Sorry, mir fehlte eben die Weiterentwicklung.

Rist: Muss dieser Film Lösungen bringen? Er ist ein Märchen! Keine Handlungsanleitung.

Vielleicht habe ich auf die dunkle Seite gewartet, auf den Abgrund, den auch jedes Märchen in sich birgt.

Rist: Aber Pepperminta gibt zweimal fast auf, hat keine Kraft mehr. Ist das nicht dunkel genug? Ich finde sie nicht nur positiv. Gewisse Handlungen schrecken mich auch ab.

Das Trinken des Menstruationsblutes?

Rist: Das nicht unbedingt (lacht.)

Für Leute, die Ihre bildende Kunst schätzen, 2,5 Millionen Besucher im MoMA New York waren das 2009, ist der Film vielleicht besonders schwierig. Die Paradieswelten in Ihren Installationen sind viel offener. Die simple Handlung im Film enttäuscht dagegen.

Rist: Die Kunstleute sind eben viel wilder, viel selbstständiger. Ich habe den Film auch nicht speziell für Kunstleute gemacht.

Aber Filmkritiker sind oft viel intellektueller, noch diskurslastiger als die Kunstszene!

Rist: Ich denke, Filmkritiker haben gern einen Bogen, den man mit Wörtern beschreiben kann. Sie wollen eine Conclusio aus meinen Installationen. Aber es gibt wieder Filmleute, die sagen, ich will eine Handlung.

Aber vielleicht nicht so eine einfache?

Rist: Nennen Sie mir eine komplexere! Ich wollte auf keinen Fall schon wieder nur eine monogame Liebesgeschichte.

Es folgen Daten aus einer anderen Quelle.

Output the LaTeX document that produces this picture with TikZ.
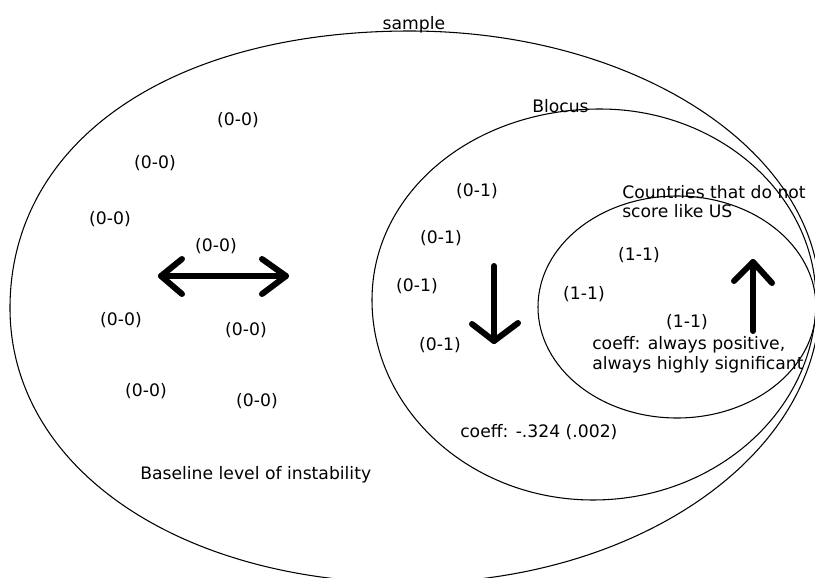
\documentclass[tikz,border=0pt]{standalone}
\usepackage{fontspec}
\setmainfont{DejaVu Sans}
\begin{document}
\begin{tikzpicture}[x=0.75pt,y=-0.75pt,
  lbl/.style={inner sep=0pt, font=\fontsize{12.9pt}{15pt}\selectfont},
  outline/.style={line width=0.8pt},
  bigarrow/.style={line width=4.5pt, line cap=round, line join=round}]
\useasboundingbox (0,0) rectangle (815,578);
\clip (0,0) rectangle (815,578);
\fill[white] (0,0) rectangle (815,578);

% sample
\draw[outline] (10,308) .. controls (10,142) and (170,31) .. (410,31)
  .. controls (636,31) and (820,151) .. (820,300)
  .. controls (820,456) and (636,583) .. (410,583)
  .. controls (178,583) and (10,467) .. (10,308) -- cycle;

% Blocus
\draw[outline] (372,300) .. controls (372,193) and (472,109) .. (600,109)
  .. controls (719,109) and (816,195) .. (816,300)
  .. controls (816,410) and (716,500) .. (593,500)
  .. controls (471,500) and (372,410) .. (372,300) -- cycle;

% inner
\draw[outline] (677,307) ellipse [x radius=104.25pt, y radius=83.25pt];

% labels
\node[lbl, anchor=base] (sample) at (414,29) {sample};
\node[lbl, anchor=base west] (blocus) at (532,112) {Blocus};
\node[lbl, anchor=base west] (countries1) at (622,198) {Countries that do not};
\node[lbl, anchor=base west] (countries2) at (622,217) {score like US};

\node[lbl] (z1) at (238,120) {(0-0)};
\node[lbl] (z2) at (155,163) {(0-0)};
\node[lbl] (z3) at (110,219) {(0-0)};
\node[lbl] (z4) at (216,246) {(0-0)};
\node[lbl] (z5) at (121,320) {(0-0)};
\node[lbl] (z6) at (246,330) {(0-0)};
\node[lbl] (z7) at (146,391) {(0-0)};
\node[lbl] (z8) at (257,401) {(0-0)};
\node[lbl, anchor=base west] (baseline) at (140,479) {Baseline level of instability};

\node[lbl] (b1) at (477,191) {(0-1)};
\node[lbl] (b2) at (441,238) {(0-1)};
\node[lbl] (b3) at (417,286) {(0-1)};
\node[lbl] (b4) at (440,345) {(0-1)};
\node[lbl, anchor=base west] (coeffb) at (460,437) {coeff: -.324 (.002)};

\node[lbl] (c1) at (639,255) {(1-1)};
\node[lbl] (c2) at (584,294) {(1-1)};
\node[lbl] (c3) at (687,322) {(1-1)};
\node[lbl, anchor=base west] (coeffc1) at (592,349) {coeff: always positive,};
\node[lbl, anchor=base west] (coeffc2) at (592,369) {always highly significant};

% arrows
\coordinate (dL) at (161,276);
\coordinate (dR) at (286,276);
\draw[bigarrow] (dL) -- (dR);
\draw[bigarrow] (182,259) -- (dL) -- (182,294);
\draw[bigarrow] (262,259) -- (dR) -- (262,294);

\coordinate (downTop) at (494,266);
\coordinate (downTip) at (494,341);
\draw[bigarrow] (downTop) -- (downTip);
\draw[bigarrow] (472,324) -- (downTip) -- (518,323);

\coordinate (upBot) at (753,331);
\coordinate (upTip) at (753,262);
\draw[bigarrow] (upBot) -- (upTip);
\draw[bigarrow] (734,281) -- (upTip) -- (772,283);
\end{tikzpicture}
\end{document}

Mir ist die Heilsvorstellung zu einseitig, die Hippiekeule. Der Film ist eine 68er-Utopie. Und die ist doch gescheitert, oder?

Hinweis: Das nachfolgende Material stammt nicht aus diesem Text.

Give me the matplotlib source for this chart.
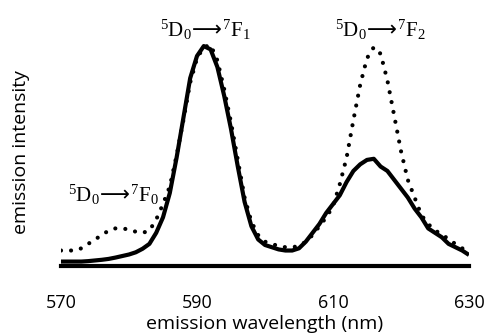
import numpy as np
import matplotlib
matplotlib.use("Agg")
import matplotlib.pyplot as plt

# emission spectra (normalised to the 5D0->7F1 peak)
wavelength = np.arange(570, 631)
solid = [0.02, 0.02, 0.02, 0.02, 0.022, 0.025, 0.028, 0.032, 0.038, 0.045,
         0.052, 0.062, 0.078, 0.10, 0.15, 0.22, 0.33, 0.49, 0.67, 0.85,
         0.95, 0.995, 0.98, 0.90, 0.77, 0.62, 0.45, 0.29, 0.18, 0.12,
         0.095, 0.085, 0.075, 0.07, 0.07, 0.08, 0.11, 0.15, 0.19, 0.24,
         0.28, 0.32, 0.38, 0.43, 0.46, 0.48, 0.485, 0.45, 0.43, 0.39,
         0.35, 0.31, 0.26, 0.22, 0.17, 0.15, 0.13, 0.10, 0.085, 0.07, 0.05]
dotted = [0.07, 0.07, 0.07, 0.08, 0.10, 0.12, 0.14, 0.16, 0.17, 0.17,
          0.165, 0.155, 0.15, 0.16, 0.21, 0.28, 0.36, 0.50, 0.66, 0.83,
          0.94, 0.99, 1.0, 0.93, 0.80, 0.65, 0.48, 0.31, 0.20, 0.14,
          0.11, 0.10, 0.09, 0.085, 0.085, 0.09, 0.11, 0.14, 0.18, 0.22,
          0.27, 0.37, 0.49, 0.66, 0.82, 0.94, 0.99, 0.96, 0.84, 0.68,
          0.52, 0.39, 0.31, 0.23, 0.19, 0.16, 0.145, 0.12, 0.10, 0.08, 0.065]

xticks = [570, 590, 610, 630]
labels = [r"$^{5}\mathrm{D}_{0}\!\mathsf{\longrightarrow}\!{}^{7}\mathrm{F}_{0}$",
          r"$^{5}\mathrm{D}_{0}\!\mathsf{\longrightarrow}\!{}^{7}\mathrm{F}_{1}$",
          r"$^{5}\mathrm{D}_{0}\!\mathsf{\longrightarrow}\!{}^{7}\mathrm{F}_{2}$"]
label_x = [577.7, 591.2, 617.0]
label_y = [0.265, 1.015, 1.015]

plt.rcParams["mathtext.fontset"] = "custom"
plt.rcParams["mathtext.rm"] = "Liberation Serif"
plt.rcParams["mathtext.sf"] = "DejaVu Sans"
plt.rcParams["mathtext.default"] = "rm"

fig = plt.figure(figsize=(4.86, 3.35), dpi=100)
ax = fig.add_axes([0.1255, 0.206, 0.8395, 0.764])

ax.plot(wavelength, dotted, color="black", lw=3, linestyle=(0, (0.01, 2.4)),
        dash_capstyle="round")
ax.plot(wavelength, solid, color="black", lw=3, solid_capstyle="butt")

for t, x, y in zip(labels, label_x, label_y):
    ax.text(x, y, t, ha="center", va="bottom", fontsize=15)

ax.set_xlim(570, 630)
ax.set_ylim(0, 1.158)
ax.set_xticks(xticks)
ax.set_yticks([])
for s in ["top", "right", "left"]:
    ax.spines[s].set_visible(False)
ax.spines["bottom"].set_linewidth(3)
ax.tick_params(axis="x", length=0, pad=20, labelsize=13)
for lab in ax.get_xticklabels():
    lab.set_family("Open Sans")
ax.set_xlabel("emission wavelength (nm)", fontsize=14, family="Open Sans", labelpad=2)
ax.set_ylabel("emission intensity", fontsize=14, family="Open Sans")
ax.yaxis.set_label_coords(-0.075, 0.445)

plt.savefig("out.png", dpi=100)
plt.close()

Rist: Viele Dinge sind gescheitert. Aber wir würden jetzt nicht so dasitzen, wenn es das nicht alles gegeben hätte. Wir leben in der freisten Gesellschaft, die es je gab. Haben aber eine hohe Selbstmordquote und einen hohen Verbrauch an Psychopharmaka, viel Vereinsamung, schwächere Solidarität zwischen den Generationen. In den 60er-Jahren hat man sich alles einfacher vorgestellt, die Prototypen waren einfach zu greifen. Ich wollte mit dem Film anregen, was wir aus dieser Situation machen können. Warum fürchten wir uns so, dass ein anderer über uns lachen könnte? Warum fürchten wir uns so, peinlich zu sein?

Ganz nach dem Tipp der toten Großmutter an Pepperminta: Man soll immer das tun, was man sich nicht traut – und dann schauen, was passiert? Ist das auch Ihr Grundsatz?

Rist: Ja, einer davon. Dass man sich einen Tritt in den Arsch geben soll, immer wieder, und die Möglichkeiten wichtiger nehmen sollte als die eigenen Komplexe – das ist mein Forschungsgebiet.

Ein Spielfilm ist also auch etwas, das Sie sich eigentlich nicht getraut haben?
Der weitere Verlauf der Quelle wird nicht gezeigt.